Talking of kids I have a complaint. Most mama's the world over are supposed to/ and are able to sing to their babies. You know cradle the child and sing songs to soothe. The familar sound of mamas voice, resting against her chest, washing away the worries of the world.

Well someone should tell Melee - she is two now and I have never been able to sing to her. Ok so I am not a trained singer but it has dented my motherly pride when my babe shouts "OH...SHUT..UP..SHUT..UP...SHHHHUUUUTTTT UPPPPP" whenever I sing to her.

Jamned yer fingers huh! We have this odd quirk in our family. (Actually we have several but thats a different Dr Phil show) Whenever anyone seriously jamns their fingers we compose a song about it.

Here's Alice's song when her brother slammed the car door on her hand and she wound up with a black fingernail (and at the time I was sure broken fingers hence the trip to the doctors)

"I got jamed fingers near two dead horses and a cow.
I got jamend fingers near two dead horses and a cow,
Mummy took me to Balclutha,
to go and see the doctor,
now I've only got 9 fingers and an OW!"

The horses by the way were not dead, they were just lying down in the paddock as we drove past and got included in the song.

This is Hazels - her fingers were jamned in the van door when she was four. So this song is 14 years old now.

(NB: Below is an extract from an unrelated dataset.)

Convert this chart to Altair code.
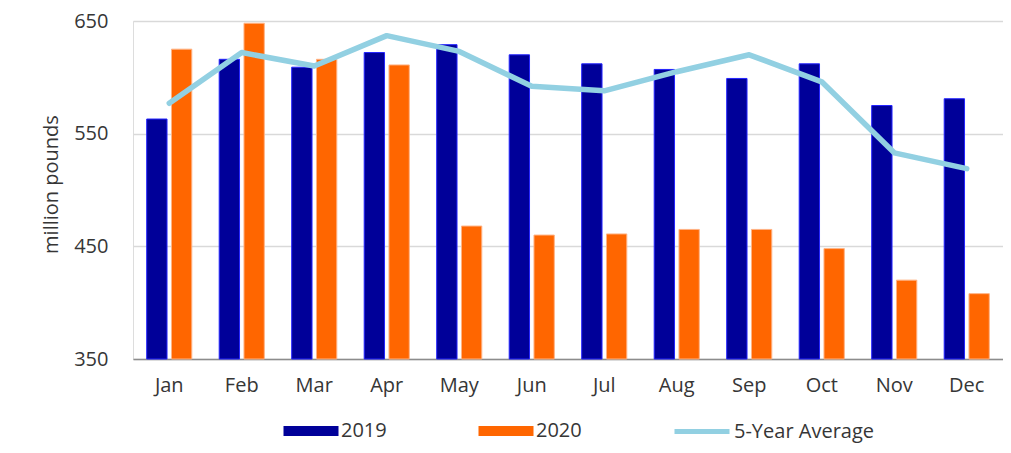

"I got jamned fingers in Tokoroa,
Just outside of Deka
So mummeeeeeee
bought me a purple bunneeeeeee
and I called him
JAMMED FINGERS"

Tokoroa is a town, Deka (was) a department store like Wallmart and it was easter - hence the toy rabbit that was bought for her.

Somehow composing songs helps when trying to distract a crying kid

When I was severely burned with boiling water down my legs many years ago I composed new swear words and nouvelle cussing.

Sorry about your hand. God I hate work. Good for you getting out there to earn some dollars. I have tried working in years past I am crap at it. It goes like this. I like the boss, I do something dumb, the boss tells me off, I decide I hate the boss and within 12 days I have resigned. Something mentally wrong with me, probably another Dr Phil show.

DO NOT beat yourself up about sending kids to school. Hell you just have to do what works. Most of us are just making things up as we go along. Half the rules in this house were invented and plucked out of thin air. I have homeschooled for some years and not for others. You just do what works as life goes along.

I have no idea what the thing is you got asked to do, parent advisory board thingy but it sounds like a real vote in your favour to have been selected. Just dont let the extra hours burn you out.

Well I am off to paint birds to sell. Kids are watching thunderbirds the movie with dad. And the new puppy is barking at the cats.

Catch you later.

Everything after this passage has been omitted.